Hitting the Books: The Politics of Educational Retrenchment
Description
Contains Bibliography
$19.95
ISBN 0-920059-63-5
DDC 370'.971
Publisher
Year
Contributor
David Robinson is an economics professor at Laurentian University.
Review
This is a collection of essays trying to be chapters in a book. The book
is “concerned with recapturing the critical edge to education”
during a period of cutbacks. The volume contains a good deal that is
interesting and some material that is important, but the writing is
often poor, there is no common theoretical framework, and authors too
often promise what they do not deliver.
As with any “catch” from an expedition to a used-book store, there
are interesting authors, some useful data, and a lot of ideas that you
wish you had time to put together properly.
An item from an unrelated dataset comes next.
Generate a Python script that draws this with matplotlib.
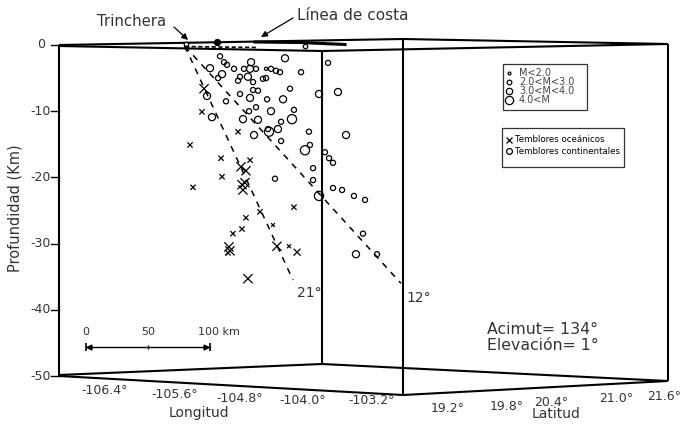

When Les Samuelson writes of
the neo-conservative sacrifice of youth, he doesn’t demonstrate a
conservative plot, but he makes the situation of youth painfully vivid.
Harley Dickenson argues that vocational training and competency-based
training may be deskilling labor (an important point), but he also
claims that human-capital theory implies education will eliminate
inequality (a silly suggestion). In a chapter supposedly dealing with
inequality and inequity, Bikkar S. Randhawa presents intriguing data on
early school-leaving in Saskatchewan, but doesn’t say much of interest
about equity. Although retrenchment is hardly central to their
arguments, Carol Morrell’s article (subtitled “Women in Science and
Women’s Studies at the University of Saskatchewan”) and Esther R.
Grogin’s description of how “mature, multiple role women” adapt to
the pressures of a university nursing program are well written and
interesting. Winona Stevenson and Darlene Lanceley provide revealing
overviews of the history of Indian education policy and of the
Post-Secondary Education Assistance Program for Indian Education. In the
end, however, most readers will conclude that the second-hand bookstore
would have been more fun than this volume.